Die kündigungsbedingte Beendigung des Mietverhältnisses stelle für die Mieterin unabhängig von den gesundheitlichen Folgen der Vertragsbeendigung und unbeschadet ihrer Möglichkeiten zur Beschaffung von Ersatzwohnraum eine Härte dar. Denn die Mieterin habe den Besitz an ihrer Wohnung kündigungsbedingt zu einem Zeitpunkt aufgeben müssen, in dem sie sich in einem sehr hohen Lebensalter befunden habe und aufgrund langer Mietdauer am Ort der Mietsache verwurzelt sei. Für die Verwurzelung spreche, dass die Mieterin bereits sei 24 Jahren die Räumlichkeiten bewohne, ihre Einkäufe für den täglichen Lebensbedarf in fußläufiger Entfernung zur Mietsache erledige sowie die medizinische Versorgung der Mieterin bis heute in unmittelbarer Nähe zur Mietsache und mittlerweile sogar in der Wohnung selbst stattfinde. Auch ihre sozialen Kontakte und sonstige Aktivitäten wie der Besuch von Cafés und Gottesdiensten in der näheren Umgebung ließen auf eine tiefe Verwurzelung der Mieterin schließen. Die mit dem Wohnungsverlust einhergehenden Beeinträchtigungen führten daher bei der Mieterin zu einer Verletzung ihrer durch Art. 1 Abs. 1 GG geschützten Menschenwürde. Ob Letztere vorliegend eine Berücksichtigung des Erlangungsinteresses der Vermieterin gestattete, ließ das Gericht offen. Jedenfalls habe das Erlangungsinteresse der Vermieterin zurückzutreten, da ihr Eigennutzungswunsch allenfalls auf bloßen Komfortzuwachs sowie die Vermeidung nicht ins Gewicht fallender wirtschaftlicher Nachteile gerichtet sei.

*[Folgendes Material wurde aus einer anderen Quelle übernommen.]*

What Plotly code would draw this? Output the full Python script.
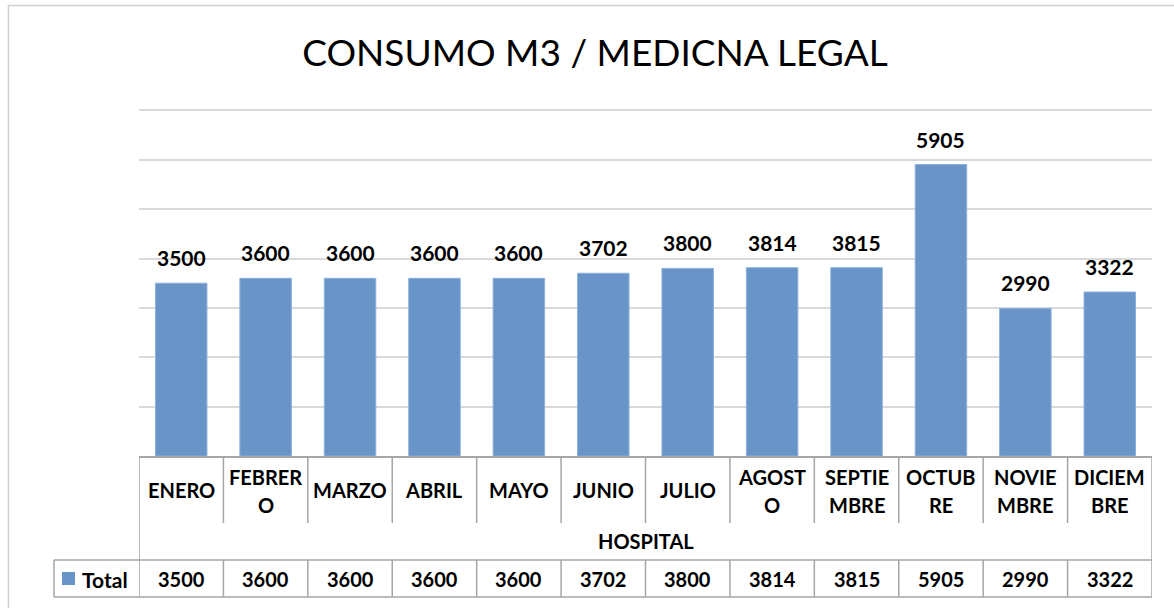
import plotly.graph_objects as go

months = ["ENERO", "FEBRERO", "MARZO", "ABRIL", "MAYO", "JUNIO",
          "JULIO", "AGOSTO", "SEPTIEMBRE", "OCTUBRE", "NOVIEMBRE", "DICIEMBRE"]
month_labels = ["ENERO", "FEBRER|O", "MARZO", "ABRIL", "MAYO", "JUNIO",
                "JULIO", "AGOST|O", "SEPTIE|MBRE", "OCTUB|RE", "NOVIE|MBRE", "DICIEM|BRE"]
values = [3500, 3600, 3600, 3600, 3600, 3702, 3800, 3814, 3815, 5905, 2990, 3322]
group_label = "HOSPITAL"
series_name = "Total"
title_text = "CONSUMO M3 / MEDICNA LEGAL"

W, H = 1174, 608
L, R, T, B = 139, 1152, 108, 456
BLUE = "#6894C8"
LINE = "#A6A6A6"
FONT = "Lato"


def py(pix):
    """pixel y -> paper y"""
    return (B - pix) / (B - T)


def px(pix):
    return (pix - L) / (R - L)


fig = go.Figure()
fig.add_trace(go.Bar(
    x=months, y=values, name=series_name,
    marker=dict(color=BLUE, line=dict(color="#8DB0DB", width=1)),
    hoverinfo="x+y",
))

shapes = []
annotations = []

# data labels above bars
lab_font = dict(family=FONT, size=21, color="black", weight="bold")
for m, v in zip(months, values):
    annotations.append(dict(x=m, y=v, xref="x", yref="y", text=str(v), showarrow=False,
                            font=lab_font, xanchor="center", yanchor="bottom", yshift=11))

# table lines
line = dict(color=LINE, width=1.5)
for xv in [-0.5, len(months) - 0.5]:
    shapes.append(dict(type="line", xref="x", yref="paper", x0=xv, x1=xv,
                       y0=py(456), y1=py(597), line=line))
for i in range(1, len(months)):
    xv = i - 0.5
    shapes.append(dict(type="line", xref="x", yref="paper", x0=xv, x1=xv,
                       y0=py(456), y1=py(523), line=line))
    shapes.append(dict(type="line", xref="x", yref="paper", x0=xv, x1=xv,
                       y0=py(560), y1=py(597), line=line))
for yv in [560, 597]:
    shapes.append(dict(type="line", xref="paper", yref="paper", x0=px(54), x1=1,
                       y0=py(yv), y1=py(yv), line=line))
shapes.append(dict(type="line", xref="paper", yref="paper", x0=px(54), x1=px(54),
                   y0=py(560), y1=py(597), line=line))
# legend swatch
shapes.append(dict(type="rect", xref="paper", yref="paper", x0=px(62), x1=px(75),
                   y0=py(585), y1=py(572), fillcolor=BLUE, line=dict(width=0)))
# outer chart border
shapes.append(dict(type="rect", xref="paper", yref="paper", x0=px(8.5), x1=px(1180),
                   y0=py(620), y1=py(5.5), line=dict(color="#D0D0D0", width=1.5),
                   fillcolor="rgba(0,0,0,0)", layer="below"))

cat_font = dict(family=FONT, size=20, color="black", weight="bold")
for m, lab in zip(months, month_labels):
    parts = lab.split("|")
    ys = [489.5] if len(parts) == 1 else [477, 505]
    for part, yy in zip(parts, ys):
        annotations.append(dict(x=m, y=py(yy), xref="x", yref="paper", text=part,
                                showarrow=False, font=cat_font,
                                xanchor="center", yanchor="middle"))

annotations.append(dict(x=0.5, y=py(541), xref="paper", yref="paper", text=group_label,
                        showarrow=False, font=cat_font, xanchor="center", yanchor="middle"))

for m, v in zip(months, values):
    annotations.append(dict(x=m, y=py(579), xref="x", yref="paper", text=str(v),
                            showarrow=False, font=cat_font,
                            xanchor="center", yanchor="middle"))
annotations.append(dict(x=px(80), y=py(579), xref="paper", yref="paper", text=series_name,
                        showarrow=False, font=dict(family=FONT, size=21, color="black", weight="bold"),
                        xanchor="left", yanchor="middle"))

fig.update_layout(
    width=W, height=H,
    margin=dict(l=L, r=W - R, t=T, b=H - B, pad=0),
    paper_bgcolor="white", plot_bgcolor="white",
    showlegend=False,
    bargap=0.39,
    shapes=shapes,
    annotations=annotations,
    title=dict(text=title_text, x=595 / W, xanchor="center",
               y=1 - 53 / H, yanchor="middle", yref="container",
               font=dict(family=FONT, size=37, color="black")),
    xaxis=dict(type="category", range=[-0.5, len(months) - 0.5], showticklabels=False,
               showgrid=False, zeroline=False, showline=True, linecolor=LINE, linewidth=1.5,
               ticks="", fixedrange=True),
    yaxis=dict(range=[0, 7050], dtick=1000, showticklabels=False, showgrid=True,
               gridcolor="#D9D9D9", gridwidth=1.5, zeroline=False, showline=False,
               ticks="", fixedrange=True),
)
fig.write_html("out.html", config={"displayModeBar": False},
               post_script="document.body.style.margin='0';")
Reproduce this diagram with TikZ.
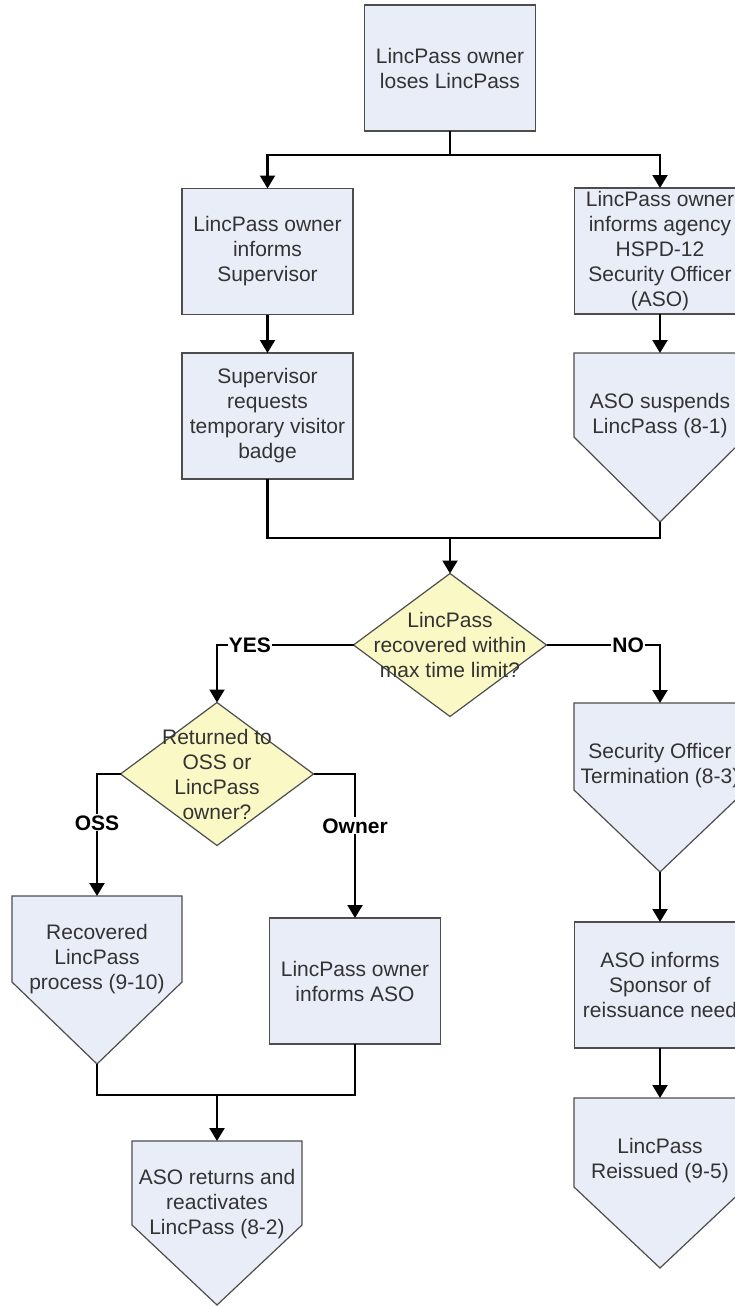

Ergänzend ist darauf hinzuweisen, dass es sich hierbei um eine Ausnahmeentscheidung handelt. Gleichwohl verdeutlicht diese Entscheidung einmal mehr, dass es stets um eine Betrachtung und des Bewertung des Einzelfalls geht. Im Zuge dessen ist eine unterstützende Beratung durch einen Fachanwalt unerlässlich.